Sony surprisingly revealed last month that it wouldn’t be attending E3, without its own alternative event in the works. With an increased focus on its Direct presentations, many fans expressed concern over Nintendo potentially following suit. Fortunately, Nintendo of America’s president and COO Reggie Fils-Aime has tempered these worries, stating that E3 is still plays an integral role in the firm’s roadmap.
“E3, those five days, is the opportunity for the world to find out what’s new for video games as entertainment,” Fils-Aime told IGN. “And during that time, we generate more engagement than…whether it’s CES or Comic-Con, or other big entertainment events. People tune in to find out what’s new and to have first playable experiences for our industry. That’s why E3 is important to Nintendo.”

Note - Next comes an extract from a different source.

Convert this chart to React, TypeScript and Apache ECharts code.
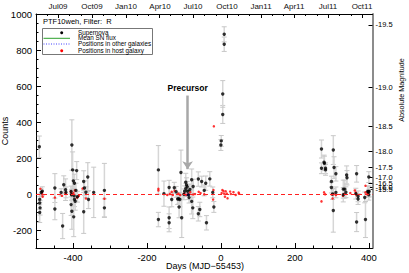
import React, { useEffect, useRef } from "react";
import * as echarts from "echarts";

// ---- Supernova light-curve (black points with grey error bars) ----
const snDay = [
  -491, -490, -490, -489, -490, -486, -483,
  -449, -449,
  -432, -428, -425, -420, -419,
  -403, -401, -399, -396, -390, -405, -404, -397, -396, -394, -405, -403, -398, -392, -388,
  -371, -360, -369, -358, -371, -365,
  -344, -315, -315,
  -169, -169, -154, -140, -140, -140, -133, -126, -121, -117, -114, -108, -111, -113, -106,
  -100, -98, -95, -93, -95, -91, -90, -88, -86, -84, -79, -75, -79, -76,
  -61, -52, -57, -61, -45, -41, -30, -39, -22, -19,
  0, 1, 5, 5, 9, 9,
  272, 279, 280, 272, 283, 283, 304, 306, 311, 299, 299, 311, 304, 302,
  331, 335, 331, 340, 341, 338,
  367, 365, 371, 371, 367, 389, 391, 400, 397, 399, 401, 400,
];
const snCount = [
  262, -30, -50, -77, -103, 8, 15,
  33, -83,
  9, -178, 51, 24, 9,
  272, 134, 73, 60, 130, 14, -4, -10, -30, -40, -59, -96, -127, 20, -15,
  69, 94, 33, -31, -99, 10,
  9, 20, -77,
  134, -142, 2, 36, -132, -160, -31, 35, 12, -28, -26, 119, -31, -72, -132,
  -2, 15, 65, 50, 30, 40, 15, -5, -20, 25, 79, 42, -41, -77,
  83, 69, -86, -110, 20, 60, 84, -160, 9, -72,
  272, 295, 442, 556, 832, 887,
  250, 176, 170, 143, 143, 134, 244, 147, 112, 69, 36, 9, -92, 0,
  27, 27, -4, 106, 90, 10,
  112, 2, -13, -28, -156, -19, -142, 94, 14, 14, 14, -4,
];
const snErr = [
  60, 30, 35, 40, 55, 20, 25,
  80, 60,
  20, 70, 50, 60, 30,
  140, 100, 60, 50, 50, 30, 30, 40, 40, 50, 60, 100, 110, 40, 30,
  60, 80, 40, 50, 120, 30,
  140, 150, 50,
  135, 40, 70, 40, 60, 50, 40, 30, 30, 30, 30, 125, 40, 60, 110,
  30, 30, 50, 40, 30, 30, 25, 25, 30, 30, 60, 40, 70, 60,
  40, 30, 40, 40, 30, 40, 40, 40, 30, 30,
  30, 30, 50, 74, 40, 42,
  50, 40, 40, 30, 30, 30, 80, 60, 40, 30, 30, 30, 120, 30,
  50, 50, 40, 50, 40, 30,
  46, 30, 30, 30, 53, 30, 100, 30, 30, 30, 30, 30,
];

// ---- Positions in host galaxy (red points) ----
const hostDay = [
  -488, -484, -483, -482, -449, -430, -420, -406, -405, -399, -395, -389, -384, -374, -365, -315,
  -169, -169, -145, -138, -133, -130, -125, -115, -110, -100, -94, -88, -83, -75, -70, -60, -55, -45, -21, -20, -19,
  2, 4, 7, 9, 11, 13, 16, 18, 25, 27, 34, 40, 48, 49,
  272, 279, 282, 300, 302, 305, 311, 330, 333, 350, 362, 365, 367, 391, 391, 395, 398,
];
const hostCount = [
  29, 11, -2, -15, -20, -10, 5, 13, -2, 5, 20, -20, -10, 30, -25, -26,
  29, 20, -5, 0, 12, -5, 18, 2, -5, 2, -5, 0, 10, -3, 0, 12, 5, -2, -31, 22, 376,
  5, 22, 16, 2, -15, 15, 2, -24, 14, 0, 10, -5, 8, 2,
  -41, 9, -2, -3, -25, 0, -5, -10, 0, 5, 20, 8, -5, 46, 9, -2, 5,
];

// ---- Positions in other galaxies (blue) and mean SN flux (green) ----
const otherDay = [-91, -87];
const otherCount = [-4, -4];
const meanDay = [-93, -84];
const meanCount = [18, 18];

// ---- Axes ----
const X_MIN = -500;
const X_MAX = 410;
const Y_MIN = -300;
const Y_MAX = 1000;
const xMajor = [-400, -200, 0, 200, 400];
const xMinor = [-450, -350, -300, -250, -150, -100, -50, 50, 100, 150, 250, 300, 350];
const yMajor = [-200, 0, 200, 400, 600, 800, 1000];
const yMinor = [-250, -150, -100, -50, 50, 100, 150, 250, 300, 350, 450, 500, 550, 650, 700, 750, 850, 900, 950];
const monthLabelDays = [-440, -348, -256, -166, -75, 17, 109, 199, 290, 382];
const monthLabels = ["Jul09", "Oct09", "Jan10", "Apr10", "Jul10", "Oct10", "Jan11", "Apr11", "Jul11", "Oct11"];
const monthTickDays = [
  -470, -409, -378, -317, -287, -225, -197, -136, -105, -44, -13, 48, 78, 140, 168, 229, 260, 321, 352,
];
const magTicks = [-19.5, -19.0, -18.5, -18.0, -17.5, -17.0, -16.5, -16.0, -15.5, -15.0];
const MAG_REF = -19.5;
const MAG_REF_COUNTS = 940;

const FONT = "Liberation Sans, Arial, Helvetica, sans-serif";

export default function App() {
  const ref = useRef<HTMLDivElement>(null);
  useEffect(() => {
    if (!ref.current) return;
    const chart = echarts.init(ref.current, null, { renderer: "svg" });

    const errData = snDay.map((d, i) => [d, snCount[i] - snErr[i], snCount[i] + snErr[i]]);
    const snData = snDay.map((d, i) => [d, snCount[i]]);
    const hostData = hostDay.map((d, i) => [d, hostCount[i]]);
    const otherData = otherDay.map((d, i) => [d, otherCount[i]]);
    const meanData = meanDay.map((d, i) => [d, meanCount[i]]);
    const magCounts = magTicks.map((m) => MAG_REF_COUNTS * Math.pow(10, -0.4 * (m - MAG_REF)));

    const baseAxis = {
      splitLine: { show: false },
      axisPointer: { show: false },
    };

    chart.setOption({
      animation: false,
      textStyle: { fontFamily: FONT, color: "#000000" },
      grid: { left: 36, right: 36.5, top: 14, bottom: 25, containLabel: false },
      xAxis: [
        {
          ...baseAxis,
          type: "value",
          position: "bottom",
          min: X_MIN,
          max: X_MAX,
          axisLine: { show: true, onZero: false, lineStyle: { color: "#000", width: 1 } },
          axisTick: { show: true, inside: true, length: 5, customValues: xMajor, lineStyle: { color: "#000" } },
          axisLabel: {
            show: true,
            customValues: xMajor,
            margin: 4,
            fontSize: 9.5,
            color: "#000000",
            fontFamily: FONT,
            formatter: (v: number) => String(v),
          },
        },
        {
          ...baseAxis,
          type: "value",
          position: "bottom",
          min: X_MIN,
          max: X_MAX,
          axisLine: { show: false, onZero: false },
          axisTick: { show: true, inside: true, length: 2.5, customValues: xMinor, lineStyle: { color: "#000" } },
          axisLabel: { show: false },
        },
        {
          ...baseAxis,
          type: "value",
          position: "top",
          min: X_MIN,
          max: X_MAX,
          axisLine: { show: true, onZero: false, lineStyle: { color: "#000", width: 1 } },
          axisTick: { show: true, inside: true, length: 4, customValues: monthLabelDays, lineStyle: { color: "#000" } },
          axisLabel: { show: false },
        },
        {
          ...baseAxis,
          type: "value",
          position: "top",
          min: X_MIN,
          max: X_MAX,
          axisLine: { show: false, onZero: false },
          axisTick: { show: true, inside: true, length: 2, customValues: monthTickDays, lineStyle: { color: "#000" } },
          axisLabel: { show: false },
        },
      ],
      yAxis: [
        {
          ...baseAxis,
          type: "value",
          position: "left",
          min: Y_MIN,
          max: Y_MAX,
          axisLine: { show: true, onZero: false, lineStyle: { color: "#000", width: 1 } },
          axisTick: { show: true, inside: true, length: 5, customValues: yMajor, lineStyle: { color: "#000" } },
          axisLabel: {
            show: true,
            customValues: yMajor,
            margin: 4,
            fontSize: 9.5,
            color: "#000000",
            fontFamily: FONT,
            formatter: (v: number) => String(v),
          },
        },
        {
          ...baseAxis,
          type: "value",
          position: "left",
          min: Y_MIN,
          max: Y_MAX,
          axisLine: { show: false, onZero: false },
          axisTick: { show: true, inside: true, length: 2.5, customValues: yMinor, lineStyle: { color: "#000" } },
          axisLabel: { show: false },
        },
        {
          ...baseAxis,
          type: "value",
          position: "right",
          min: Y_MIN,
          max: Y_MAX,
          axisLine: { show: true, onZero: false, lineStyle: { color: "#8c8c8c", width: 2 } },
          axisTick: { show: true, inside: true, length: 4, customValues: magCounts, lineStyle: { color: "#000" } },
          axisLabel: {
            show: true,
            customValues: magCounts,
            margin: 3,
            fontSize: 7.5,
            color: "#000000",
            fontFamily: FONT,
            formatter: (v: number) => (MAG_REF - 2.5 * Math.log10(v / MAG_REF_COUNTS)).toFixed(1),
          },
        },
      ],
      graphic: [
        {
          type: "text",
          left: 43,
          top: 17.5,
          style: { text: "PTF10weh, Filter:  R", fontSize: 7.5, fill: "#000", fontFamily: FONT },
        },
        {
          type: "rect",
          shape: { x: 42.5, y: 28.5, width: 110, height: 26 },
          style: { fill: "#fff", stroke: "#777", lineWidth: 1 },
          z: 10,
        },
        { type: "circle", shape: { cx: 61.7, cy: 32.7, r: 1.5 }, style: { fill: "#000" }, z: 11 },
        {
          type: "line",
          shape: { x1: 43.5, y1: 38.3, x2: 70, y2: 38.3 },
          style: { stroke: "#2ca02c", lineWidth: 1 },
          z: 11,
        },
        {
          type: "line",
          shape: { x1: 43.5, y1: 44, x2: 70, y2: 44 },
          style: { stroke: "#4040ff", lineWidth: 1, lineDash: [1, 1.5] },
          z: 11,
        },
        { type: "circle", shape: { cx: 61.7, cy: 50.7, r: 1.5 }, style: { fill: "#ff0000" }, z: 11 },
        {
          type: "text",
          x: 78,
          y: 32,
          style: { text: "Supernova", fontSize: 6.3, fill: "#000", fontFamily: FONT, verticalAlign: "middle" },
          z: 11,
        },
        {
          type: "text",
          x: 78,
          y: 37.7,
          style: { text: "Mean SN flux", fontSize: 6.3, fill: "#000", fontFamily: FONT, verticalAlign: "middle" },
          z: 11,
        },
        {
          type: "text",
          x: 78,
          y: 43.3,
          style: { text: "Positions in other galaxies", fontSize: 6.3, fill: "#000", fontFamily: FONT, verticalAlign: "middle" },
          z: 11,
        },
        {
          type: "text",
          x: 78,
          y: 50,
          style: { text: "Positions in host galaxy", fontSize: 6.3, fill: "#000", fontFamily: FONT, verticalAlign: "middle" },
          z: 11,
        },
        {
          type: "text",
          x: 5,
          y: 131,
          rotation: Math.PI / 2,
          style: { text: "Counts", fontSize: 9, fill: "#000", fontFamily: FONT, align: "center", verticalAlign: "middle" },
        },
        {
          type: "text",
          x: 205,
          y: 266,
          style: { text: "Days (MJD\u221255453)", fontSize: 9, fill: "#000", fontFamily: FONT, align: "center", verticalAlign: "middle" },
        },
        {
          type: "text",
          x: 401.5,
          y: 90,
          rotation: Math.PI / 2,
          style: { text: "Absolute Magnitude", fontSize: 7.2, fill: "#000", fontFamily: FONT, align: "center", verticalAlign: "middle" },
        },
      ],
      series: [
        {
          type: "custom",
          name: "errors",
          xAxisIndex: 0,
          yAxisIndex: 0,
          data: errData,
          z: 1,
          renderItem: (params: any, api: any) => {
            const x = api.value(0);
            const lo = api.coord([x, api.value(1)]);
            const hi = api.coord([x, api.value(2)]);
            const cap = 2.5;
            return {
              type: "group",
              children: [
                { type: "line", shape: { x1: lo[0], y1: lo[1], x2: hi[0], y2: hi[1] }, style: { stroke: "#d6d6d6", lineWidth: 1.5 } },
                { type: "line", shape: { x1: lo[0] - cap, y1: lo[1], x2: lo[0] + cap, y2: lo[1] }, style: { stroke: "#c8c8c8", lineWidth: 1 } },
                { type: "line", shape: { x1: hi[0] - cap, y1: hi[1], x2: hi[0] + cap, y2: hi[1] }, style: { stroke: "#c8c8c8", lineWidth: 1 } },
              ],
            };
          },
        },
        {
          type: "line",
          name: "Mean SN flux",
          xAxisIndex: 0,
          yAxisIndex: 0,
          data: meanData,
          symbol: "none",
          lineStyle: { color: "#2ca02c", width: 1 },
          z: 3,
        },
        {
          type: "scatter",
          name: "Positions in host galaxy",
          xAxisIndex: 0,
          yAxisIndex: 0,
          data: hostData,
          symbol: "circle",
          symbolSize: 2.5,
          itemStyle: { color: "#ff0000" },
          z: 3,
          markLine: {
            silent: true,
            symbol: ["none", "none"],
            label: { show: false },
            lineStyle: { color: "#ff2020", type: [4, 3], width: 1 },
            data: [{ yAxis: 0 }],
          },
        },
        {
          type: "scatter",
          name: "Positions in other galaxies",
          xAxisIndex: 0,
          yAxisIndex: 0,
          data: otherData,
          symbol: "circle",
          symbolSize: 2.2,
          itemStyle: { color: "#2020ff" },
          z: 3,
        },
        {
          type: "scatter",
          name: "Supernova",
          xAxisIndex: 0,
          yAxisIndex: 0,
          data: snData,
          symbol: "circle",
          symbolSize: 3.4,
          itemStyle: { color: "#000" },
          z: 4,
          markLine: {
            silent: true,
            symbol: ["none", "arrow"],
            symbolSize: 8,
            lineStyle: { color: "#a8a8a8", width: 2.5, type: "solid" },
            label: {
              show: true,
              position: "start",
              formatter: "Precursor",
              fontSize: 8.5,
              fontWeight: "bold",
              color: "#000",
              fontFamily: FONT,
              distance: 3,
            },
            data: [[{ coord: [-90, 547] }, { coord: [-90, 138] }]],
          },
        },
      ],
    });

    // Top month labels, placed through the top axis scale
    const topLabels = monthLabelDays.map((d, i) => {
      const px = chart.convertToPixel({ xAxisIndex: 2 }, d) as number;
      return {
        type: "text",
        id: "month-" + i,
        x: Math.round(px),
        y: 2,
        z: 20,
        style: {
          text: monthLabels[i],
          fontSize: 8,
          fill: "#111111",
          fontFamily: FONT,
          align: "center",
          verticalAlign: "top",
        },
      };
    });
    chart.setOption({ graphic: topLabels });

    return () => chart.dispose();
  }, []);
  return <div ref={ref} style={{ position: "absolute", left: 0, top: 0, width: 409, height: 273 }} />;
}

It seems as though the tides are changing for console makers in recent years, as companies handle things in-house. Nintendo’s focus is on the main stage at E3, while stage shows and media briefings are now saved for Direct showcases. Microsoft continues to hold its own Xbox-themed XO event, while Sony remains undecided about its PlayStation Experience.
“For us it’s a very effective opportunity to deliver our message, and therefore it’s a bit of a no-brainer for us to participate,” Fils-Aime said. “Now, what’s important as an industry, though, is that E3 in total continues to innovate and it continues to be that leading opportunity to drive consumer engagement in this way. So that’s why we participate. That’s why I sit on the board of the ESA and help drive some of this thinking. It’s important to us.”

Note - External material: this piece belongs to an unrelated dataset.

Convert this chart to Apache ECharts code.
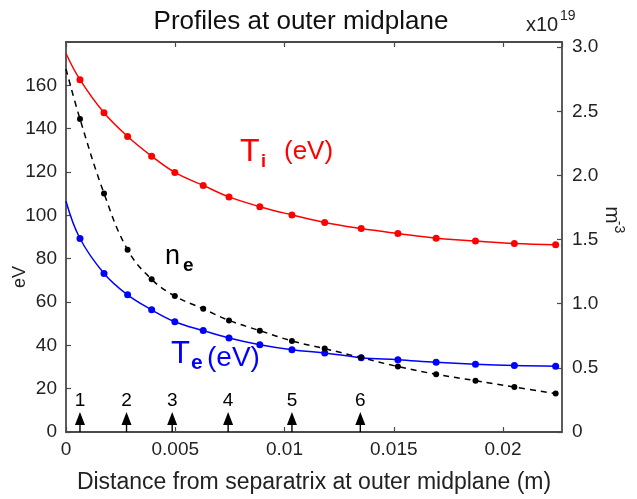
<!DOCTYPE html>
<html>
<head>
<meta charset="utf-8">
<script src="https://cdn.jsdelivr.net/npm/echarts@6/dist/echarts.min.js"></script>
<style>
html, body { margin: 0; padding: 0; background: #fff; }
#main { width: 637px; height: 499px; }
</style>
</head>
<body>
<div id="main"></div>
<script>
// distance from separatrix (m); first entry is the start of the curves at x = 0
var distance = [0, 0.00064, 0.00174, 0.00282, 0.00392, 0.00498, 0.00628, 0.00746, 0.00887,
    0.01034, 0.01184, 0.01351, 0.01519, 0.01694, 0.01874, 0.02052, 0.02241];
var ionTemp = [174.7, 162.6, 147.3, 136.4, 127.3, 119.8, 113.8, 108.5, 104.0,
    100.2, 96.7, 93.9, 91.6, 89.4, 88.1, 87.0, 86.4];
var elecTemp = [106.5, 89.3, 73.2, 63.3, 56.4, 50.9, 46.8, 43.4, 40.3,
    38.0, 36.5, 34.3, 33.4, 32.2, 31.3, 30.7, 30.4];
// density in units of 1e19 m^-3
var elecDens = [2.83, 2.44, 1.86, 1.42, 1.19, 1.06, 0.96, 0.87, 0.79,
    0.71, 0.65, 0.58, 0.51, 0.45, 0.40, 0.35, 0.30];
// probe positions marked by arrows
var arrowX = [0.00064, 0.00277, 0.00486, 0.00742, 0.01034, 0.01347];
var arrowLabels = ['1', '2', '3', '4', '5', '6'];

var xTicks = { min: 0, max: 0.0227, interval: 0.005 };
var leftTicks = { min: 0, max: 180, interval: 20 };
var rightTicks = { min: 0, max: 3.04, interval: 0.5 };

var FONT = '"Liberation Sans", Arial, sans-serif';
var axisColor = '#4a4a4a';

function pairs(ys) {
    return distance.map(function (x, i) {
        var item = { value: [x, ys[i]] };
        if (i === 0) item.symbol = 'none';
        return item;
    });
}

function txt(x, y, text, size, color, opts) {
    opts = opts || {};
    return {
        type: 'text', x: x, y: y, rotation: opts.rotation || 0, z: 10,
        style: {
            text: text, fill: color, fontSize: size, fontFamily: FONT,
            fontWeight: opts.bold ? 'bold' : 'normal',
            textAlign: opts.align || 'left', textVerticalAlign: 'middle'
        }
    };
}

var myChart = echarts.init(document.getElementById('main'));

var tickStyle = { inside: true, length: 5, lineStyle: { color: axisColor, width: 1.2 } };
var lineStyleAxis = { show: true, onZero: false, lineStyle: { color: axisColor, width: 1.8 } };
var labelStyle = { fontSize: 19, color: '#222', fontFamily: FONT };

var option = {
    animation: false,
    backgroundColor: '#fff',
    grid: { left: 66, right: 75, top: 42, bottom: 66 },
    xAxis: [{
        type: 'value', position: 'bottom',
        min: xTicks.min, max: xTicks.max, interval: xTicks.interval,
        axisLine: lineStyleAxis, axisTick: tickStyle, splitLine: { show: false },
        axisLabel: Object.assign({ margin: 8, showMaxLabel: false }, labelStyle),
        name: 'Distance from separatrix at outer midplane (m)',
        nameLocation: 'middle', nameGap: 39,
        nameTextStyle: { fontSize: 23, color: '#222', fontFamily: FONT }
    }, {
        type: 'value', position: 'top',
        min: xTicks.min, max: xTicks.max, interval: xTicks.interval,
        axisLine: lineStyleAxis, axisTick: tickStyle, splitLine: { show: false },
        axisLabel: { show: false }
    }],
    yAxis: [{
        type: 'value', position: 'left',
        min: leftTicks.min, max: leftTicks.max, interval: leftTicks.interval,
        axisLine: lineStyleAxis, axisTick: tickStyle, splitLine: { show: false },
        axisLabel: Object.assign({ margin: 9, showMaxLabel: false }, labelStyle)
    }, {
        type: 'value', position: 'right',
        min: rightTicks.min, max: rightTicks.max, interval: rightTicks.interval,
        axisLine: lineStyleAxis, axisTick: tickStyle, splitLine: { show: false },
        axisLabel: Object.assign({
            margin: 10, showMaxLabel: false,
            formatter: function (v) { return v === 0 ? '0' : v.toFixed(1); }
        }, labelStyle)
    }],
    series: [{
        name: 'Ti', type: 'line', data: pairs(ionTemp), smooth: 0.4,
        symbol: 'circle', symbolSize: 7,
        itemStyle: { color: '#ff0000' }, lineStyle: { color: '#ff0000', width: 1.5 }
    }, {
        name: 'Te', type: 'line', data: pairs(elecTemp), smooth: 0.4,
        symbol: 'circle', symbolSize: 7,
        itemStyle: { color: '#0000ff' }, lineStyle: { color: '#0000ff', width: 1.5 }
    }, {
        name: 'ne', type: 'line', yAxisIndex: 1, data: pairs(elecDens), smooth: 0.4,
        symbol: 'circle', symbolSize: 6,
        itemStyle: { color: '#000' }, lineStyle: { color: '#000', width: 1.5, type: [6, 5] }
    }, {
        name: 'probes', type: 'scatter', clip: false,
        data: arrowX.map(function (x) { return [x, 0]; }),
        symbol: 'path://M5,0L10,13L5.7,13L5.7,20L4.3,20L4.3,13L0,13Z',
        symbolSize: [10, 20], symbolOffset: [0, -10],
        itemStyle: { color: '#000', opacity: 1 },
        label: {
            show: true, position: 'top', distance: 2,
            fontSize: 19, color: '#000', fontFamily: FONT,
            formatter: function (p) { return arrowLabels[p.dataIndex]; }
        }
    }],
    graphic: [
        txt(301, 22, 'Profiles at outer midplane', 26, '#111', { align: 'center' }),
        txt(526, 25, 'x10', 20, '#222'),
        txt(560, 16, '19', 14, '#222'),
        txt(20, 277, 'eV', 18, '#222', { align: 'center', rotation: Math.PI / 2 }),
        txt(612, 215, 'm', 21, '#222', { align: 'center', rotation: -Math.PI / 2 }),
        txt(619, 227, '-3', 14, '#222', { align: 'center', rotation: -Math.PI / 2 }),
        // Ti label
        txt(240, 152, 'T', 32, '#ff0000'),
        txt(261, 162, 'i', 18, '#ff0000', { bold: true }),
        txt(284, 152, '(eV)', 26, '#ff0000'),
        // ne label
        txt(165, 257, 'n', 27, '#000'),
        txt(183, 266, 'e', 19, '#000', { bold: true }),
        // Te label
        txt(171, 354, 'T', 31, '#0000ff'),
        txt(191, 363, 'e', 21, '#0000ff', { bold: true }),
        txt(207, 358, '(eV)', 28, '#0000ff')
    ]
};

myChart.setOption(option);
</script>
</body>
</html>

Recently, Nintendo has used E3 to flesh out titles due for release within the year with Fils-Aime noting that exceptions are only chosen if there’s a good reason behind it. The primary example given was Pokémon’s upcoming mainline entry for the Switch in 2019, which was announced alongside this year’s Let’s Go Pikachu and Eevee. Nintendo also had its reasons for announcing Metroid Prime 4 last year, way ahead of development. This was the firm’s way of dipping its toe back into the series after the commercial failure of Metroid Prime: Federation Force for 3DS.
“Maybe we have two experiences within a particular franchise, and we know that one might be maybe a non-traditional representation of that franchise,” he continued. “Or maybe then it’s important for us to frame that the more traditional visualization of that franchise is coming. ‘Fans, don’t worry, but here’s something different to tide you over in the meantime.’ So that’s how we think about it, and how we approach our consumer communication. We want to be near-end. We want to deliver news when it’s most meaningful. We don’t want to be so far out that the consumer either loses interest, or worse, gets frustrated.”
KitGuru Says: It’s good to know that Nintendo is keeping to its traditions, even if times are changing. Personally, I’ve always loved Nintendo’s presence at E3 and The Game Awards, and wouldn’t like to see that change any time soon.